**WRITTEN PROBLEM:** Pick out each line in these entries that contains the string "with".

**EXERCISE MATERIAL:**
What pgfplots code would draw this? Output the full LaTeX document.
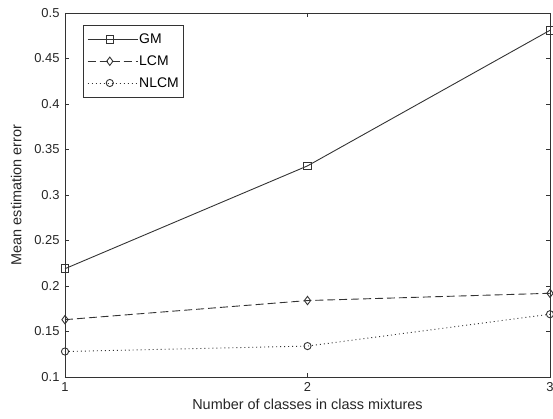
\documentclass[border=0pt]{standalone}
\usepackage{pgfplots}
\pgfplotsset{compat=1.18}
\usepackage{fontspec}
\setmainfont{Liberation Sans}
\begin{document}
\begin{tikzpicture}[x=1bp,y=1bp]
\begin{axis}[
  name=ax,
  scale only axis,
  width=485bp, height=364bp,
  xmin=1, xmax=3, ymin=0.1, ymax=0.5,
  xtick={1,2,3},
  ytick={0.1,0.15,...,0.5},
  yticklabel style={/pgf/number format/fixed,/pgf/number format/precision=2, xshift=-2bp},
  xticklabel style={yshift=-2bp},
  /pgf/number format/assume math mode=true,
  tick align=inside,
  major tick length=4bp,
  xtick pos=both, ytick pos=both,
  tick style={black!80, line width=0.7pt},
  axis line style={black!80, line width=0.8pt},
  ticklabel style={font=\fontsize{13}{15}\selectfont, text=black!85},
  xlabel style={font=\fontsize{14.5}{16}\selectfont, text=black!85},
  ylabel style={font=\fontsize{14.5}{16}\selectfont, text=black!85},
  xlabel={Number of classes in class mixtures},
  ylabel={Mean estimation error},
  xlabel shift=1bp,
  ylabel shift=6bp,
  legend style={at={(0.037,0.967)}, anchor=north west, draw=black!80, line width=0.8pt,
    font=\fontsize{14}{16}\selectfont, row sep=8.5bp, inner xsep=4bp, inner ysep=7.5bp,
    nodes={inner sep=1bp}},
  legend cell align=left,
  legend image code/.code={
    \path (0bp,0bp) -- (50bp,0bp);
    \draw[mark repeat=2,mark phase=2,#1] plot coordinates {(0bp,0bp) (22bp,0bp) (44bp,0bp)};
  },
  every axis plot/.append style={line width=0.9pt, black!80},
]
\addplot[solid, mark=square, mark size=3.8pt, mark options={solid, fill=white}]
  coordinates {(1,0.219) (2,0.332) (3,0.481)};
\addlegendentry{GM}
\addplot[dash pattern=on 8pt off 4pt, mark=diamond, mark size=4.2pt, mark options={solid, fill=white}]
  coordinates {(1,0.163) (2,0.184) (3,0.192)};
\addlegendentry{LCM}
\addplot[dash pattern=on 1pt off 3pt, mark=o, mark size=3.6pt, mark options={solid, fill=white}]
  coordinates {(1,0.128) (2,0.134) (3,0.169)};
\addlegendentry{NLCM}
\end{axis}
% page frame: margins around the plot area
\pgfresetboundingbox
\path ([shift={(-65bp,-42bp)}]ax.south west) rectangle ([shift={(3bp,13bp)}]ax.north east);
\end{tikzpicture}
\end{document}
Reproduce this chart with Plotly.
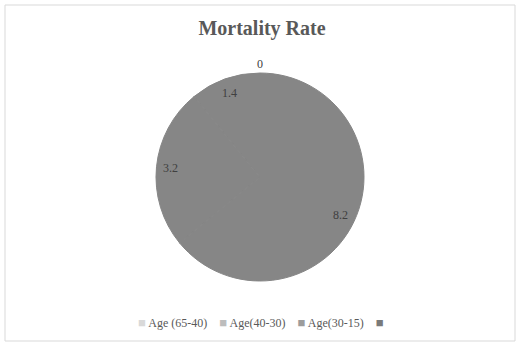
import math
import plotly.graph_objects as go

# Mortality rate by age group
categories = ["Age (65-40)", "Age(40-30)", "Age(30-15)", ""]
values = [0, 1.4, 3.2, 8.2]
legend_colors = ["#d9d9d9", "#bdbdbd", "#9c9c9c", "#7a7a7a"]
pie_color = "#868686"

W, H = 524, 347
# pie placement in pixels
cx, cy, R = 260, 177, 104

fig = go.Figure()

fig.add_trace(go.Pie(
    labels=categories,
    values=values,
    sort=False,
    direction="counterclockwise",
    rotation=0,
    marker=dict(colors=[pie_color] * len(values), line=dict(width=1, color=pie_color)),
    textinfo="none",
    showlegend=False,
    domain=dict(x=[(cx - R) / W, (cx + R) / W], y=[1 - (cy + R) / H, 1 - (cy - R) / H]),
    hoverinfo="label+value",
))

# value labels placed along each slice's mid-angle (counterclockwise from 12 o'clock)
total = sum(values)
start = 0.0
for v in values:
    span = v / total * 360.0
    mid = math.radians(start + span / 2)
    r = 0.86 * R if v > 0 else 1.09 * R
    px = cx - r * math.sin(mid)
    py = cy - r * math.cos(mid)
    fig.add_annotation(
        x=px / W, y=1 - py / H, xref="paper", yref="paper",
        text=f"{v:g}", showarrow=False, xanchor="center", yanchor="middle",
        font=dict(family="Liberation Serif", size=12, color="#404040"),
    )
    start += span

# legend row: coloured square followed by the category name
gap = "\u00a0" * 4
items = []
for name, col in zip(categories, legend_colors):
    items.append(f"<span style='color:{col};font-size:13px'>\u25a0</span>\u2009{name}")
fig.add_annotation(
    x=0.5, y=1 - 322 / H, xref="paper", yref="paper",
    text=gap.join(items), showarrow=False, xanchor="center", yanchor="middle",
    font=dict(family="Liberation Serif", size=12, color="#595959"),
)

fig.update_layout(
    width=W, height=H,
    margin=dict(l=0, r=0, t=0, b=0),
    paper_bgcolor="white", plot_bgcolor="white",
    title=dict(text="<b>Mortality Rate</b>", x=0.5, xanchor="center",
               y=1 - 28 / H, yanchor="middle",
               font=dict(family="Liberation Serif", size=20, color="#595959")),
    shapes=[dict(type="rect", xref="paper", yref="paper",
                 x0=5 / W, x1=515 / W, y0=1 - 341 / H, y1=1 - 5 / H,
                 line=dict(color="#d9d9d9", width=1), fillcolor="rgba(0,0,0,0)")],
)

fig.write_html("out.html")
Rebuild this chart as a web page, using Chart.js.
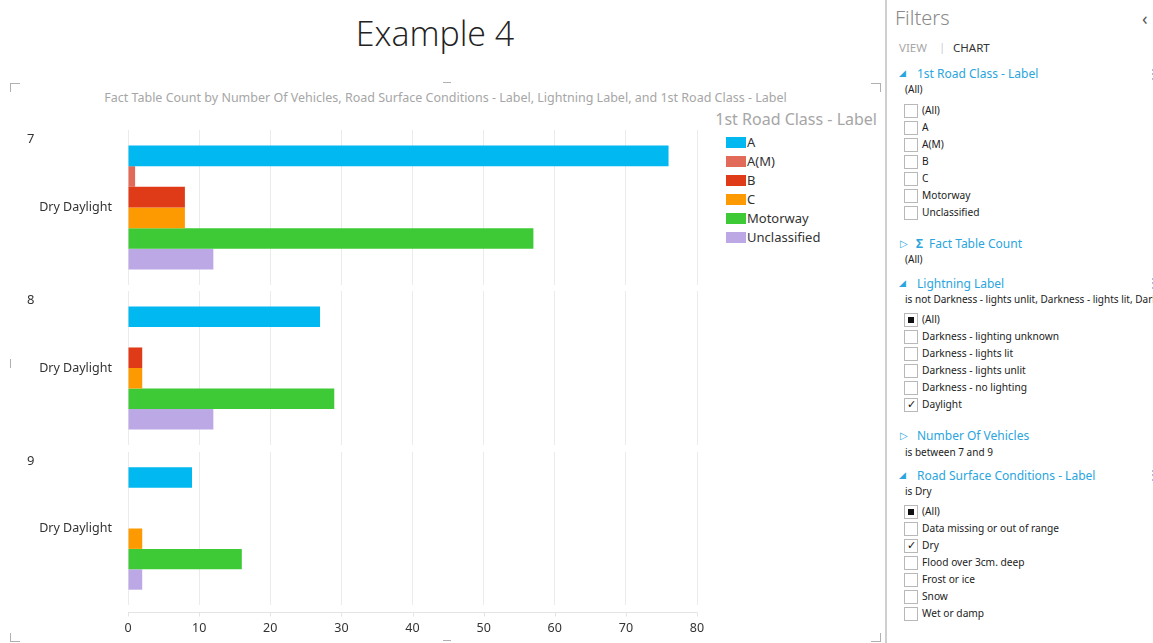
<!DOCTYPE html>
<html>
<head>
<meta charset="utf-8">
<script src="https://cdn.jsdelivr.net/npm/chart.js@4.4.1/dist/chart.umd.min.js"></script>
<style>
    body { margin: 0; width: 1153px; height: 643px; overflow: hidden; background: #fff; font-family: "Noto Sans", "Open Sans", sans-serif; color: #333; position: relative; }
    .abs { position: absolute; white-space: nowrap; }
    canvas { position: absolute; left: 0; }
    #title { left: 0; width: 870px; top: 10px; text-align: center; font: 300 34px "Open Sans", "Lato", sans-serif; color: #222; }
    #subtitle { left: 0; width: 891px; top: 89px; text-align: center; font-size: 12.5px; color: #a6a6a6; }
    #legend-title { right: 276px; top: 108px; font-size: 16px; color: #a6a6a6; }
    .legend-item { left: 726px; font-size: 13px; height: 19px; line-height: 19px; }
    .legend-item span { display: inline-block; width: 20px; height: 11px; vertical-align: -1px; margin-right: 1px; }
    .panel-label { left: 27px; font-size: 13px; }
    .corner { position: absolute; border-color: #b0b0b0; border-style: solid; border-width: 0; width: 9px; height: 8px; }
    #filters { position: absolute; left: 885px; top: 0; width: 268px; height: 643px; border-left: 2px solid #cfcfcf; overflow: hidden; }
    #filters .abs { font-size: 10px; color: #222; }
    .blue { color: #2aa5de !important; }
    .cb { position: absolute; left: 17px; width: 12px; height: 12px; border: 1px solid #b8b8b8; background: #fff; }
    .cb.all::after { content: ""; position: absolute; left: 3px; top: 3px; width: 6px; height: 6px; background: #111; }
    .cb.on::after { content: "\2713"; position: absolute; left: 2px; top: -3px; font-size: 11px; color: #111; }
</style>
</head>
<body>
<div id="title" class="abs">Example 4</div>
<div id="subtitle" class="abs">Fact Table Count by Number Of Vehicles, Road Surface Conditions - Label, Lightning Label, and 1st Road Class - Label</div>
<div id="legend-title" class="abs">1st Road Class - Label</div>

<div class="corner" style="left:10px;top:83px;border-top-width:1px;border-left-width:1px;"></div>
<div class="corner" style="left:871px;top:83px;border-top-width:1px;border-right-width:1px;"></div>
<div class="corner" style="left:10px;top:633px;border-bottom-width:1px;border-left-width:1px;"></div>
<div class="corner" style="left:871px;top:633px;border-bottom-width:1px;border-right-width:1px;"></div>
<div class="abs" style="left:443px;top:82px;width:8px;height:1px;background:#b0b0b0;"></div>
<div class="abs" style="left:443px;top:640px;width:8px;height:1px;background:#b0b0b0;"></div>
<div class="abs" style="left:10px;top:359px;width:1px;height:9px;background:#b0b0b0;"></div>

<canvas id="panel0" width="710" height="155" style="top:130px"></canvas>
<canvas id="panel1" width="710" height="154" style="top:291px"></canvas>
<canvas id="panel2" width="710" height="190" style="top:452px"></canvas>

<div id="filters"></div>

<script>
// outer grouping (Number Of Vehicles) and inner category
const vehicleCounts = ["7", "8", "9"];
const categories = ["Dry Daylight"];

// series: 1st Road Class - Label, one value per vehicle count panel
const roadClasses = ["A", "A(M)", "B", "C", "Motorway", "Unclassified"];
const classColors = ["#01b8f0", "#e16b58", "#e03b18", "#fe9a01", "#3dca36", "#bca8e5"];
const countA = [76, 27, 9];
const countAM = [1, null, null];
const countB = [8, 2, null];
const countC = [8, 2, 2];
const countMotorway = [57, 29, 16];
const countUnclassified = [12, 12, 2];
const allCounts = [countA, countAM, countB, countC, countMotorway, countUnclassified];

// x axis
const xMin = 0, xMax = 80, xStep = 10;

const panelTops = [130, 291, 452];
const labelFont = { family: "'Noto Sans', 'Open Sans', sans-serif", size: 12.5 };

// axis line with small ticks, a few px under the last panel
const axisLinePlugin = {
    id: "axisLine",
    afterDraw(chart) {
        const { ctx, chartArea, scales } = chart;
        const y0 = chartArea.bottom + 7.5;
        ctx.save();
        ctx.strokeStyle = "#e4e4e4";
        ctx.lineWidth = 1;
        ctx.beginPath();
        ctx.moveTo(chartArea.left, y0);
        ctx.lineTo(chartArea.right, y0);
        scales.x.ticks.forEach(t => {
            const x = Math.round(scales.x.getPixelForValue(t.value)) + 0.5;
            ctx.moveTo(x, y0);
            ctx.lineTo(x, y0 + 4);
        });
        ctx.stroke();
        ctx.restore();
    }
};

function makePanel(p) {
    const last = p === vehicleCounts.length - 1;
    const datasets = roadClasses.map((name, i) => ({
        label: name,
        data: [allCounts[i][p]],
        backgroundColor: classColors[i],
        barPercentage: 1,
        categoryPercentage: 0.8
    }));

    new Chart(document.getElementById("panel" + p), {
        type: "bar",
        data: { labels: categories, datasets: datasets },
        options: {
            indexAxis: "y",
            responsive: false,
            animation: false,
            layout: { padding: { left: 0, right: 13, top: 0, bottom: 0 } },
            plugins: { legend: { display: false }, tooltip: { enabled: false } },
            scales: {
                x: {
                    min: xMin,
                    max: xMax,
                    ticks: { display: last, stepSize: xStep, padding: 16, color: "#333", font: labelFont },
                    grid: { color: "#ebebeb", drawTicks: false },
                    border: { display: false },
                    afterFit: s => {
                        if (last) s.height = 37;
                        s.paddingLeft = 0;
                        s.paddingRight = 0;
                    }
                },
                y: {
                    ticks: { padding: 16, color: "#333", font: labelFont },
                    grid: { display: false, drawTicks: false },
                    border: { display: false },
                    afterFit: s => {
                        s.width = 128;
                        s.paddingTop = 0;
                        s.paddingBottom = 0;
                    }
                }
            }
        },
        plugins: last ? [axisLinePlugin] : []
    });

    const lbl = document.createElement("div");
    lbl.className = "abs panel-label";
    lbl.style.top = (panelTops[p] - 1) + "px";
    lbl.textContent = vehicleCounts[p];
    document.body.appendChild(lbl);
}

vehicleCounts.forEach((v, p) => makePanel(p));

// legend
roadClasses.forEach((name, i) => {
    const d = document.createElement("div");
    d.className = "abs legend-item";
    d.style.top = (133 + i * 19) + "px";
    d.innerHTML = `<span style="background:${classColors[i]}"></span>${name}`;
    document.body.appendChild(d);
});

// filters pane
const roadClassFilter = ["(All)", "A", "A(M)", "B", "C", "Motorway", "Unclassified"];
const lightingFilter = ["(All)", "Darkness - lighting unknown", "Darkness - lights lit", "Darkness - lights unlit", "Darkness - no lighting", "Daylight"];
const lightingState = ["all", "", "", "", "", "on"];
const surfaceFilter = ["(All)", "Data missing or out of range", "Dry", "Flood over 3cm. deep", "Frost or ice", "Snow", "Wet or damp"];
const surfaceState = ["all", "", "on", "", "", "", ""];

const pane = document.getElementById("filters");
function txt(x, y, s, cls, style) {
    const d = document.createElement("div");
    d.className = "abs " + (cls || "");
    d.style.left = x + "px";
    d.style.top = y + "px";
    if (style) d.style.cssText += style;
    d.textContent = s;
    pane.appendChild(d);
    return d;
}
function list(items, states, y0) {
    items.forEach((s, i) => {
        const y = y0 + i * 17;
        const c = document.createElement("div");
        c.className = "cb " + (states[i] || "");
        c.style.top = (y - 7) + "px";
        pane.appendChild(c);
        txt(35, y - 8, s, "", "font-size:10.2px;");
    });
}

txt(8, 4, "Filters", "", "font-size:20px;color:#8a8a8a;font-weight:300;");
txt(255, 6, "\u2039", "", "font-size:18px;color:#555;");
txt(12, 40, "VIEW", "", "font-size:11.5px;color:#a8a8a8;");
txt(52, 39, "|", "", "font-size:11.5px;color:#ccc;");
txt(66, 40, "CHART", "", "font-size:11.5px;color:#333;");

txt(12, 66, "\u25E2", "blue", "font-size:9px;");
txt(30, 65, "1st Road Class - Label", "blue", "font-size:12px;");
txt(259, 64, "\u22EE", "blue", "font-size:14px;");
txt(18, 82, "(All)");
list(roadClassFilter, [], 111);

txt(13, 236, "\u25B7", "blue", "font-size:10px;");
txt(29, 235, "\u03A3", "blue", "font-size:12px;font-weight:bold;");
txt(42, 235, "Fact Table Count", "blue", "font-size:12px;");
txt(18, 252, "(All)");

txt(12, 276, "\u25E2", "blue", "font-size:9px;");
txt(30, 275, "Lightning Label", "blue", "font-size:12px;");
txt(259, 273, "\u22EE", "blue", "font-size:14px;");
txt(18, 292, "is not Darkness - lights unlit, Darkness - lights lit, Darkness - lighting unknown");
list(lightingFilter, lightingState, 320);

txt(13, 428, "\u25B7", "blue", "font-size:10px;");
txt(30, 427, "Number Of Vehicles", "blue", "font-size:12px;");
txt(18, 445, "is between 7 and 9");

txt(12, 468, "\u25E2", "blue", "font-size:9px;");
txt(30, 467, "Road Surface Conditions - Label", "blue", "font-size:12px;");
txt(259, 465, "\u22EE", "blue", "font-size:14px;");
txt(18, 484, "is Dry");
list(surfaceFilter, surfaceState, 512);
</script>
</body>
</html>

**THE COMPLETED TASK:**
Reproduce this chart with Plotly.
// axis line with small ticks, a few px under the last panel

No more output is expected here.